● To be done: Can you reproduce the data beneath, keeping every line exact?

### Recorded data

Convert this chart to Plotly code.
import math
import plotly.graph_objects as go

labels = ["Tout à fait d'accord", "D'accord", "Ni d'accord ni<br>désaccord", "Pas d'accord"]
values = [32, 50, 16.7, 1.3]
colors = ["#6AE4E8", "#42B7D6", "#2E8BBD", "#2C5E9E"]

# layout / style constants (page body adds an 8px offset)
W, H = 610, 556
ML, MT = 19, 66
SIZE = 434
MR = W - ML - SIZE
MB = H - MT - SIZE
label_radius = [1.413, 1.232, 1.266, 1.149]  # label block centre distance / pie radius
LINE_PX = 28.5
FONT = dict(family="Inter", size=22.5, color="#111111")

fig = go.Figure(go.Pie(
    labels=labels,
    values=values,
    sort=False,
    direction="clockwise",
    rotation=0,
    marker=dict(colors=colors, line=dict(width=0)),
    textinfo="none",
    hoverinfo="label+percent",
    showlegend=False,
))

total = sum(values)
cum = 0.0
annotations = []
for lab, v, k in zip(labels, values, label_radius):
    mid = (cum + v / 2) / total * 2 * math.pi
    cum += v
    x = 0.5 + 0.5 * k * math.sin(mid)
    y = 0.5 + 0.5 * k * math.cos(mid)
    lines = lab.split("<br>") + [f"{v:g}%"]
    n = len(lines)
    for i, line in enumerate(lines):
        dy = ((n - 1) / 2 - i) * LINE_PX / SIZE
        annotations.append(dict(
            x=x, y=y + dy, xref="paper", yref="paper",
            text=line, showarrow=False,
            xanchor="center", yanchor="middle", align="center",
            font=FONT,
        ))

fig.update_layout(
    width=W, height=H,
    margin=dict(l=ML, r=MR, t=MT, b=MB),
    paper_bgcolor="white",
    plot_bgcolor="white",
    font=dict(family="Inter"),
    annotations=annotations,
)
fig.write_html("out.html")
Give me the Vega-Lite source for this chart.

######

● Result:
Convert this chart to Plotly code.
import math
import plotly.graph_objects as go

labels = ["Tout à fait d'accord", "D'accord", "Ni d'accord ni<br>désaccord", "Pas d'accord"]
values = [32, 50, 16.7, 1.3]
colors = ["#6AE4E8", "#42B7D6", "#2E8BBD", "#2C5E9E"]

# layout / style constants (page body adds an 8px offset)
W, H = 610, 556
ML, MT = 19, 66
SIZE = 434
MR = W - ML - SIZE
MB = H - MT - SIZE
label_radius = [1.413, 1.232, 1.266, 1.149]  # label block centre distance / pie radius
LINE_PX = 28.5
FONT = dict(family="Inter", size=22.5, color="#111111")

fig = go.Figure(go.Pie(
    labels=labels,
    values=values,
    sort=False,
    direction="clockwise",
    rotation=0,
    marker=dict(colors=colors, line=dict(width=0)),
    textinfo="none",
    hoverinfo="label+percent",
    showlegend=False,
))

total = sum(values)
cum = 0.0
annotations = []
for lab, v, k in zip(labels, values, label_radius):
    mid = (cum + v / 2) / total * 2 * math.pi
    cum += v
    x = 0.5 + 0.5 * k * math.sin(mid)
    y = 0.5 + 0.5 * k * math.cos(mid)
    lines = lab.split("<br>") + [f"{v:g}%"]
    n = len(lines)
    for i, line in enumerate(lines):
        dy = ((n - 1) / 2 - i) * LINE_PX / SIZE
        annotations.append(dict(
            x=x, y=y + dy, xref="paper", yref="paper",
            text=line, showarrow=False,
            xanchor="center", yanchor="middle", align="center",
            font=FONT,
        ))

fig.update_layout(
    width=W, height=H,
    margin=dict(l=ML, r=MR, t=MT, b=MB),
    paper_bgcolor="white",
    plot_bgcolor="white",
    font=dict(family="Inter"),
    annotations=annotations,
)
fig.write_html("out.html")
Give me the Vega-Lite source for this chart.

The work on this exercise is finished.